> **Raw data**
______
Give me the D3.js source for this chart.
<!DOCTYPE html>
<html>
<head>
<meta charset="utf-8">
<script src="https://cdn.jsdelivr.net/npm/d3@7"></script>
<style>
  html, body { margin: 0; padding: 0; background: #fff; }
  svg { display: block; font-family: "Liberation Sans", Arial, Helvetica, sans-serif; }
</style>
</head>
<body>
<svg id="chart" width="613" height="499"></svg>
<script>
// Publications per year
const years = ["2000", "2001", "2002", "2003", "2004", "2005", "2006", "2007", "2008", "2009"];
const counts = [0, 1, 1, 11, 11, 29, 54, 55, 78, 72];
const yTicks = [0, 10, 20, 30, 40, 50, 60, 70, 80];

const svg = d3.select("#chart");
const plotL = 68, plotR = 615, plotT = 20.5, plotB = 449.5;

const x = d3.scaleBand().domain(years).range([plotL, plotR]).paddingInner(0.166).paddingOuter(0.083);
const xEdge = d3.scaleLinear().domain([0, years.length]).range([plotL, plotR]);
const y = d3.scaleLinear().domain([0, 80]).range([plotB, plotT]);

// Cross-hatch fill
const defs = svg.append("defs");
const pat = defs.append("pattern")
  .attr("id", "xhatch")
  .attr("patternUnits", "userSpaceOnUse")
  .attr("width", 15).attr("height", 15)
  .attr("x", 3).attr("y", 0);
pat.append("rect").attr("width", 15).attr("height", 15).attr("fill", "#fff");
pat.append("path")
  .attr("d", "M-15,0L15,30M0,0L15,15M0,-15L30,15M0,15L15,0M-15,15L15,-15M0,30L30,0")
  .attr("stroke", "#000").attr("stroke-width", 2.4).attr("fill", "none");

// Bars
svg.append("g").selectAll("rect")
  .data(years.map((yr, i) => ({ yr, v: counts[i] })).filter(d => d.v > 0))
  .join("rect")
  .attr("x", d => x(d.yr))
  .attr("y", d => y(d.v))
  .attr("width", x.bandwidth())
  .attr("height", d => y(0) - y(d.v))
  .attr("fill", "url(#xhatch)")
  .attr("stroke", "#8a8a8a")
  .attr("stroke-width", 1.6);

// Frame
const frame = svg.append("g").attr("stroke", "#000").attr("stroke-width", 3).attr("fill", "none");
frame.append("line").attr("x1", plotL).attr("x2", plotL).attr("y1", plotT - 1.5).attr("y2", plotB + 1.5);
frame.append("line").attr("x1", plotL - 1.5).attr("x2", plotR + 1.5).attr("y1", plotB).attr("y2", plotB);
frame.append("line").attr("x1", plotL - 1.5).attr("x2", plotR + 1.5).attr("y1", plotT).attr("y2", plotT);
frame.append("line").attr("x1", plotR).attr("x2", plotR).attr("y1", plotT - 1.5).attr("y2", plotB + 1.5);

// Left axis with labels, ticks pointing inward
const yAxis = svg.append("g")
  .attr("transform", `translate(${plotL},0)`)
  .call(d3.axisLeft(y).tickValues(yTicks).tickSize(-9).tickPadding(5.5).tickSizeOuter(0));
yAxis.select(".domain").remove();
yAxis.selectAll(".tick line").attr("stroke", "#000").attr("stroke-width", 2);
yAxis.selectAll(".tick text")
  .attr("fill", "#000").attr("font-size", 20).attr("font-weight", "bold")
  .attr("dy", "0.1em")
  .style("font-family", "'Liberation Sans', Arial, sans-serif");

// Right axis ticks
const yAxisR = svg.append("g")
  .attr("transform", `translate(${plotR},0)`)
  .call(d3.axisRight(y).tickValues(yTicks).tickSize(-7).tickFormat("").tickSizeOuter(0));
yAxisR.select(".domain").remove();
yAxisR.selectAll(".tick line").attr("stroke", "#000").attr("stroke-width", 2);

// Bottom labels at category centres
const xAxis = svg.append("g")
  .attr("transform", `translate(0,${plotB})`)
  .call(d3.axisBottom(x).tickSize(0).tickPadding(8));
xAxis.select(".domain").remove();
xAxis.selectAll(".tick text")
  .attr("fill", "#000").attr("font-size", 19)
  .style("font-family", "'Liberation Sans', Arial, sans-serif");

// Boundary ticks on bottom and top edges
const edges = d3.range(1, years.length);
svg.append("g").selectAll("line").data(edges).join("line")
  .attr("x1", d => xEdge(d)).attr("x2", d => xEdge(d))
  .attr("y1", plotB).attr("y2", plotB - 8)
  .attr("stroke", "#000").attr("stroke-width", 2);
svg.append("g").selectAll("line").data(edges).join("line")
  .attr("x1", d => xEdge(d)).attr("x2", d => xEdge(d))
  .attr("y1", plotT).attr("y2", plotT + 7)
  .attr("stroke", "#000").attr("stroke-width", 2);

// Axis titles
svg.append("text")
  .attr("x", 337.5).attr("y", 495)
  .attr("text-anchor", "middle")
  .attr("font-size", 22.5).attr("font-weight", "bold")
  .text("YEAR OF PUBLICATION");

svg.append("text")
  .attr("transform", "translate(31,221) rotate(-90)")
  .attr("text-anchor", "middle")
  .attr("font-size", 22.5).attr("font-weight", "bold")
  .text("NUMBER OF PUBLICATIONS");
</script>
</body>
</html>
______
> **Written request**
Begin with the first line of the data above and, please, print each line exactly until you have printed the line containing "const plotL = 68, plotR"; print nothing else.

> **Result of this task**
Give me the D3.js source for this chart.
<!DOCTYPE html>
<html>
<head>
<meta charset="utf-8">
<script src="https://cdn.jsdelivr.net/npm/d3@7"></script>
<style>
  html, body { margin: 0; padding: 0; background: #fff; }
  svg { display: block; font-family: "Liberation Sans", Arial, Helvetica, sans-serif; }
</style>
</head>
<body>
<svg id="chart" width="613" height="499"></svg>
<script>
// Publications per year
const years = ["2000", "2001", "2002", "2003", "2004", "2005", "2006", "2007", "2008", "2009"];
const counts = [0, 1, 1, 11, 11, 29, 54, 55, 78, 72];
const yTicks = [0, 10, 20, 30, 40, 50, 60, 70, 80];

const svg = d3.select("#chart");
const plotL = 68, plotR = 615, plotT = 20.5, plotB = 449.5;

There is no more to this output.